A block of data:
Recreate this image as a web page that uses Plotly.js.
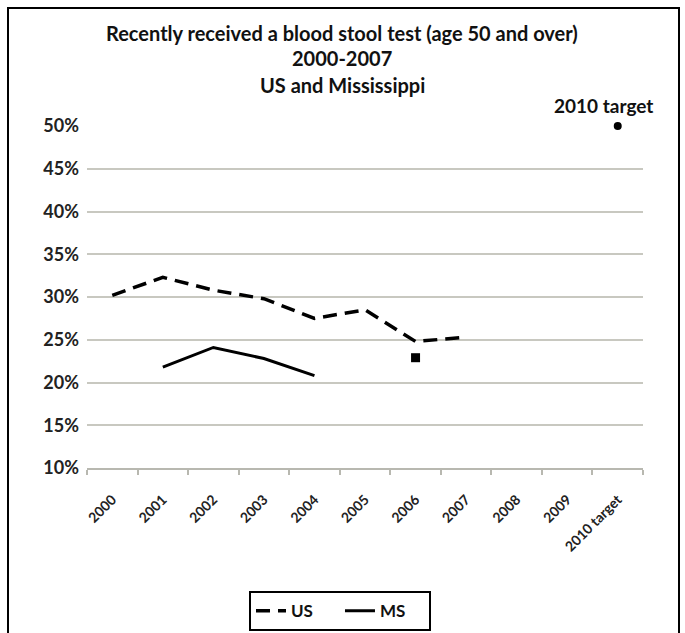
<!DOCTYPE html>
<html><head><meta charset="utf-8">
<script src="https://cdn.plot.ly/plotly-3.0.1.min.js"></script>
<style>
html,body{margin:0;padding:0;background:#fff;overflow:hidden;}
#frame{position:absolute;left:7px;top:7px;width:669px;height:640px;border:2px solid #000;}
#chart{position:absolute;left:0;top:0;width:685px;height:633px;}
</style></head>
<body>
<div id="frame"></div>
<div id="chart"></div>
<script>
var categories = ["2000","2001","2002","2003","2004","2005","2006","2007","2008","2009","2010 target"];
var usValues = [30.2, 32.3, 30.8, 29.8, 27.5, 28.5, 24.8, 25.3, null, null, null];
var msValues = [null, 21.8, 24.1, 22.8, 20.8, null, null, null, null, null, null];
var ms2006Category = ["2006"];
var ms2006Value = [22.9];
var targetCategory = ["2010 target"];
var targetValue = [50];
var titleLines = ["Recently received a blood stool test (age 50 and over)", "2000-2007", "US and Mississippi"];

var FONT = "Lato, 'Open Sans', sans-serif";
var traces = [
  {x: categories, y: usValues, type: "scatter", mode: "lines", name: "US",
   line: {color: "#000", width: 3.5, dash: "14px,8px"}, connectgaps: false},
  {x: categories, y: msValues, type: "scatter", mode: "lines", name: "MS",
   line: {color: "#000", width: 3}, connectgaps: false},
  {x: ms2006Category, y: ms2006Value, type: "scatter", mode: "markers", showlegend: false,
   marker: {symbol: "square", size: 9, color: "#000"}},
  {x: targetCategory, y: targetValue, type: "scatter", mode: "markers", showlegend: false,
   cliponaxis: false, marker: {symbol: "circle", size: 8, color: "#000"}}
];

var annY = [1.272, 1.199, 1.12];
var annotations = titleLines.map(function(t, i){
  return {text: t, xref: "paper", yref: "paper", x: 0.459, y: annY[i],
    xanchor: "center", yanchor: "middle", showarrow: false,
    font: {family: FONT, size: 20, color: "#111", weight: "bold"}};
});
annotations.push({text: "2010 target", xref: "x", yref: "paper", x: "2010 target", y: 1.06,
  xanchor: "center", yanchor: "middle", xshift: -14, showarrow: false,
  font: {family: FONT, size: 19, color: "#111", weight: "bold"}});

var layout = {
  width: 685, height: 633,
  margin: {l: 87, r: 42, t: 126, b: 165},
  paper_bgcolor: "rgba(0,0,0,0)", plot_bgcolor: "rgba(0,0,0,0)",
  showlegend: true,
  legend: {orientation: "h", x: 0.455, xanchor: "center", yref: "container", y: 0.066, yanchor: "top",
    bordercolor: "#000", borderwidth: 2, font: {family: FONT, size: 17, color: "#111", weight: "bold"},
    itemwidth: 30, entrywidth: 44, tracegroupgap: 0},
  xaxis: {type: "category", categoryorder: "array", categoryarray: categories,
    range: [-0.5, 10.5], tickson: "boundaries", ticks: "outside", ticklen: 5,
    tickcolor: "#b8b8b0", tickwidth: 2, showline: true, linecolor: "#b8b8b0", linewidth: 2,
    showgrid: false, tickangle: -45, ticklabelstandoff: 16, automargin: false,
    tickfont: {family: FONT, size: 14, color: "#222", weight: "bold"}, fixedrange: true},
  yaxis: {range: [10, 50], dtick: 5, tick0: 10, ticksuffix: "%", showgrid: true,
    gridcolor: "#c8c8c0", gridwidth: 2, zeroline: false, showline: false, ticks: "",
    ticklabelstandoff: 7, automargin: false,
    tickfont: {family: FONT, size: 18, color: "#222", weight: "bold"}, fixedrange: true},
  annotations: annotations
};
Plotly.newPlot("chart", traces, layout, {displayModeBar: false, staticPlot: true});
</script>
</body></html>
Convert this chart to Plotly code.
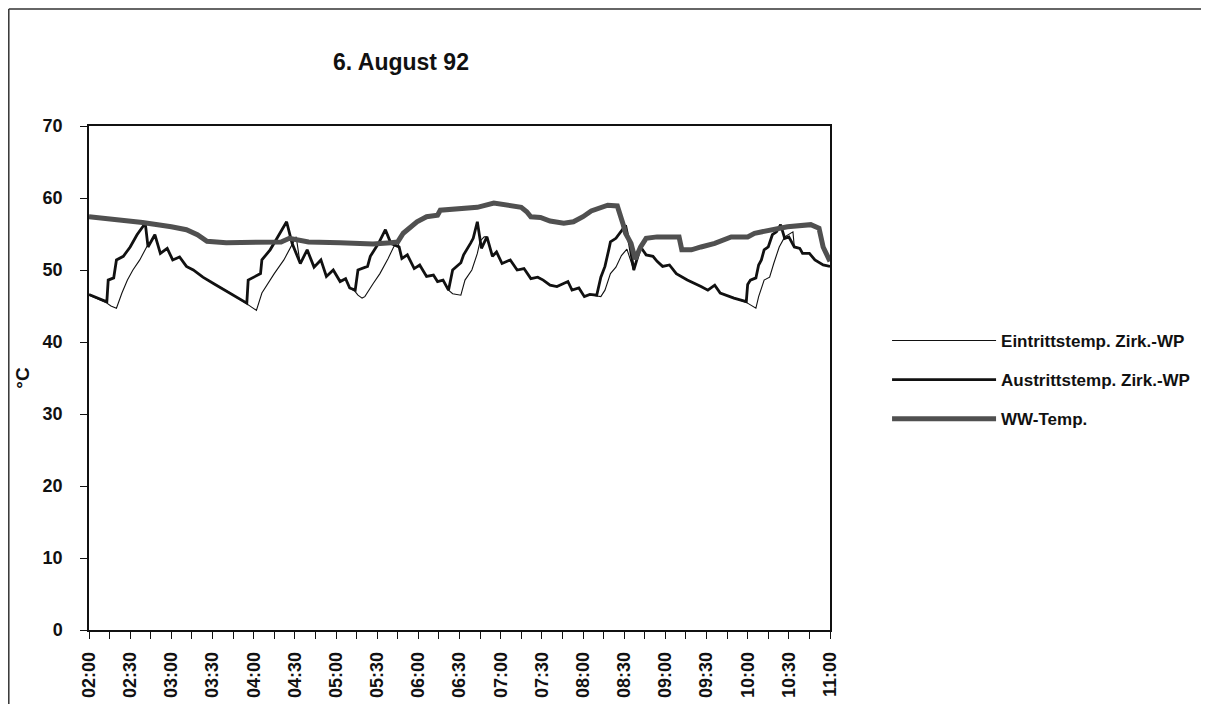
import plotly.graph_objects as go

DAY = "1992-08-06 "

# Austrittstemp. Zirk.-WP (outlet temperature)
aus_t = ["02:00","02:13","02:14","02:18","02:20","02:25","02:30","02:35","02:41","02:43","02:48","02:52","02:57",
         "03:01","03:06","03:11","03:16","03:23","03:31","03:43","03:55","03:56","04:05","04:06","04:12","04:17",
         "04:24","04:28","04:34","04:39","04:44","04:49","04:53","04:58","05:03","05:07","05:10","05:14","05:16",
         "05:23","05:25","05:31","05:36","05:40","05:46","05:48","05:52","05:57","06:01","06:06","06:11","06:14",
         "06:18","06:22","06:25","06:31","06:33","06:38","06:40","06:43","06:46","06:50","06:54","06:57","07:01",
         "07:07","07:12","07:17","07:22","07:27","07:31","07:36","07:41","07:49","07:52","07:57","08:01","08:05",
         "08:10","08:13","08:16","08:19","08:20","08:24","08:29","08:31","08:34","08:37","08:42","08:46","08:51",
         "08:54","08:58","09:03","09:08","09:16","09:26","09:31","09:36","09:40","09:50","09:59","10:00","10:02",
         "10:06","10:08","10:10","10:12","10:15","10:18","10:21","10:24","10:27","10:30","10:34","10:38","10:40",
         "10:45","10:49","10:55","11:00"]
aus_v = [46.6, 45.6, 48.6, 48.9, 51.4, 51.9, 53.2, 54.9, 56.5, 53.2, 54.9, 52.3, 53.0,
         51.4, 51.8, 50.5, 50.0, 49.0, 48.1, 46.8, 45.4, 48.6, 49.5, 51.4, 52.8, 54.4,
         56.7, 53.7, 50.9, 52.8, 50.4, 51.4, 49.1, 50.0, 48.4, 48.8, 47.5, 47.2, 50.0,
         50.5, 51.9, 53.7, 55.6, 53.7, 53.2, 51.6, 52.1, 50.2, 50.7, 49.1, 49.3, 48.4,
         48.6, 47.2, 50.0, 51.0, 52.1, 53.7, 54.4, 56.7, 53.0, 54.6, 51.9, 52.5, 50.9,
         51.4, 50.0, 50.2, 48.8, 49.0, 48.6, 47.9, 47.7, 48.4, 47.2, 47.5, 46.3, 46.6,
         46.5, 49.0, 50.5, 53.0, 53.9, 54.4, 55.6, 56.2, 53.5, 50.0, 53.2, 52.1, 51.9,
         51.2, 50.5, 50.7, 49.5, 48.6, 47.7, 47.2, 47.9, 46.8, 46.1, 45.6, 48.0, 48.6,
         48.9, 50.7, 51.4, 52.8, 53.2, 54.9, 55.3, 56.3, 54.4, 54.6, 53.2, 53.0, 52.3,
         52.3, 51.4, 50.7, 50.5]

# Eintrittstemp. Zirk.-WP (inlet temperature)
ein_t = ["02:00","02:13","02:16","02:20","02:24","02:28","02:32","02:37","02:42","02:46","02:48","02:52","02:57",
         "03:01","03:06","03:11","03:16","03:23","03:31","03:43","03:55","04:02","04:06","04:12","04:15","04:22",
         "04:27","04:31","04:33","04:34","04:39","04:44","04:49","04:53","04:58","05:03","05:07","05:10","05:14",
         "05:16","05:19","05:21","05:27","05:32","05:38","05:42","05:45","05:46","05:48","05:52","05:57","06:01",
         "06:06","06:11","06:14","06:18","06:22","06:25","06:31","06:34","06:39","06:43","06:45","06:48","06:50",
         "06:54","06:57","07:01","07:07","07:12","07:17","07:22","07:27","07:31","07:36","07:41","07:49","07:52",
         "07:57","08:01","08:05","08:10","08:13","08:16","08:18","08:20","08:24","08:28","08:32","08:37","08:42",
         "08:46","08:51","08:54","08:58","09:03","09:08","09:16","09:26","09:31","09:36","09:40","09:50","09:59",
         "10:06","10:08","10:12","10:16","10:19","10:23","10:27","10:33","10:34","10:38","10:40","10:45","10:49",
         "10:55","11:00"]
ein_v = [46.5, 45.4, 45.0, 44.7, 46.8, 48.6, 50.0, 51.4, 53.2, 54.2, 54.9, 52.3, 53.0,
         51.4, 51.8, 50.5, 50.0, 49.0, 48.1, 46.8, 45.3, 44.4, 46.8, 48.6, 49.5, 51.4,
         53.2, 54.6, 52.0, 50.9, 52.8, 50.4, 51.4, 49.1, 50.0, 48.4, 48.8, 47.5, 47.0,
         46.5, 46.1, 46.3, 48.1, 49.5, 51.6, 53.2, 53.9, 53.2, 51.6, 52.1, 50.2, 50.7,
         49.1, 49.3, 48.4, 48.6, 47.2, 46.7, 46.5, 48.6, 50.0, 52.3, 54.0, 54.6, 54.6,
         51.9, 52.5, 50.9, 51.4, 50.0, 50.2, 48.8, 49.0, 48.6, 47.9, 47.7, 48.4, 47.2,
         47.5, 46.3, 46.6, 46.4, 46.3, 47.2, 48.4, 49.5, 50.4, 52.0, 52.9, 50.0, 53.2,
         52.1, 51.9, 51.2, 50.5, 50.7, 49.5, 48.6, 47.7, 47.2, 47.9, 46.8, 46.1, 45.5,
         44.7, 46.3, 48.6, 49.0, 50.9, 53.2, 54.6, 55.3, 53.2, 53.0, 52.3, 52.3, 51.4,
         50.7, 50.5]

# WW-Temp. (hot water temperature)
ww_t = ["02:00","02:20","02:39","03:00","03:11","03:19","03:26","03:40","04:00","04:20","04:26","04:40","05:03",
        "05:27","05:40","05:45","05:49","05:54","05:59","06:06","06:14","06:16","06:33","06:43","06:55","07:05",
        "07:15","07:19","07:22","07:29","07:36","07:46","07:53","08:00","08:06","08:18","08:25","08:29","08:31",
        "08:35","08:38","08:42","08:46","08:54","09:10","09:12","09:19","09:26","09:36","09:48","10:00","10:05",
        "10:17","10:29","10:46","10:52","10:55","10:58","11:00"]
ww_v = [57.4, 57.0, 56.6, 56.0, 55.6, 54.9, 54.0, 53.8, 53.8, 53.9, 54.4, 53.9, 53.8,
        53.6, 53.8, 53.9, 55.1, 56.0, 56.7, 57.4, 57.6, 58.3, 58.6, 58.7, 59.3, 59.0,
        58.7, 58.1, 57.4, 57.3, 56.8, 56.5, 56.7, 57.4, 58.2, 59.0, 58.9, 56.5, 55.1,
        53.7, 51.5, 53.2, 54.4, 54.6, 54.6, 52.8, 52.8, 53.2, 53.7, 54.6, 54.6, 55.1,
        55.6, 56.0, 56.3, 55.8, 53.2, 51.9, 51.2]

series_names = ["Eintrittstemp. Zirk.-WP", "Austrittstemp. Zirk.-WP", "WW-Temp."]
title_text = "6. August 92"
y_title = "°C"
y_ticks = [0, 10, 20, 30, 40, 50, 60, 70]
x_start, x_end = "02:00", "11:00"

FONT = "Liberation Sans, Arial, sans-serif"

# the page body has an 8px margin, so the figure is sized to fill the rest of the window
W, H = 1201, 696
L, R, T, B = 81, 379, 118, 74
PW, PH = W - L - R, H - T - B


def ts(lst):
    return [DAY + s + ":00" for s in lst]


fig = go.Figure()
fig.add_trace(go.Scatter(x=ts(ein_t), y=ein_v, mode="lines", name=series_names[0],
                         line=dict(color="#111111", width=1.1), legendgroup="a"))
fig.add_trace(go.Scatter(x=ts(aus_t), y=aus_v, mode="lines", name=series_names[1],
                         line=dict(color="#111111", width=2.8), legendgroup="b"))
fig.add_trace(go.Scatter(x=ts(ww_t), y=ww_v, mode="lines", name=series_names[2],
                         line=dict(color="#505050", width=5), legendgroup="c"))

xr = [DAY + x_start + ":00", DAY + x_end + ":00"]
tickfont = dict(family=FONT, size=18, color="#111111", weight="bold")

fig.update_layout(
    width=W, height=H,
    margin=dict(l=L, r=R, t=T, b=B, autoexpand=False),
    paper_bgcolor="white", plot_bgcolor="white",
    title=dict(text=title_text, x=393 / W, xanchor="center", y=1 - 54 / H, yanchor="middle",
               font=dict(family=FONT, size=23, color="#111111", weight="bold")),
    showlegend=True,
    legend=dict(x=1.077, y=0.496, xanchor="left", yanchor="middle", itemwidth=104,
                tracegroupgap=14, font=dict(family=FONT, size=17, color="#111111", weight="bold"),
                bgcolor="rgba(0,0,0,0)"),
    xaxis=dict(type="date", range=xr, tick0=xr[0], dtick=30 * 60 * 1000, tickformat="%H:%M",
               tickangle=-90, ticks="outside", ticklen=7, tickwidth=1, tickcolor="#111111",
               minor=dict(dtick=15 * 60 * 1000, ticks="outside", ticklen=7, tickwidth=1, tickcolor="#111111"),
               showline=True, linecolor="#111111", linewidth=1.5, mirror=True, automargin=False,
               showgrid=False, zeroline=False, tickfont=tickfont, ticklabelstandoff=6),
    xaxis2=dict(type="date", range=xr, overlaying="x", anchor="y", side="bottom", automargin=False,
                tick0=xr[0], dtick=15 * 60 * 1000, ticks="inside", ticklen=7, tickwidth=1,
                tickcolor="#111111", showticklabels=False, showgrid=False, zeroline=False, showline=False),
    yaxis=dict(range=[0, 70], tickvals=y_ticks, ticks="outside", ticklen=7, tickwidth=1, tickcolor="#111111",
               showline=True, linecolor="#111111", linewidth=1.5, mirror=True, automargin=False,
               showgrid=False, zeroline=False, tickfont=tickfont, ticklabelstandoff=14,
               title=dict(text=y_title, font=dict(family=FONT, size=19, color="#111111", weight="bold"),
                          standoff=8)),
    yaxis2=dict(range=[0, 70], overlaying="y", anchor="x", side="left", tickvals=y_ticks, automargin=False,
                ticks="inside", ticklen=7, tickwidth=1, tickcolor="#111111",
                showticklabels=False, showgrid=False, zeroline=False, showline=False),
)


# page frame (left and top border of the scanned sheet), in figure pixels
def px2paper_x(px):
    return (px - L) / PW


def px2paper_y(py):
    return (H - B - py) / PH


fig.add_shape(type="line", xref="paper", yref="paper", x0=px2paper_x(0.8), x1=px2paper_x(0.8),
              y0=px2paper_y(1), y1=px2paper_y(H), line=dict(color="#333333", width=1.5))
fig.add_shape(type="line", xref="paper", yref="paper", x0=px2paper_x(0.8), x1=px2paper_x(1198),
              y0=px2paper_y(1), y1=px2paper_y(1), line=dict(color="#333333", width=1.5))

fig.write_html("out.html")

WHAT THE TASK ASKS.
Some lines of the records may hold the word "this". How many do? Answer with a number and nothing else.

RESULT.
2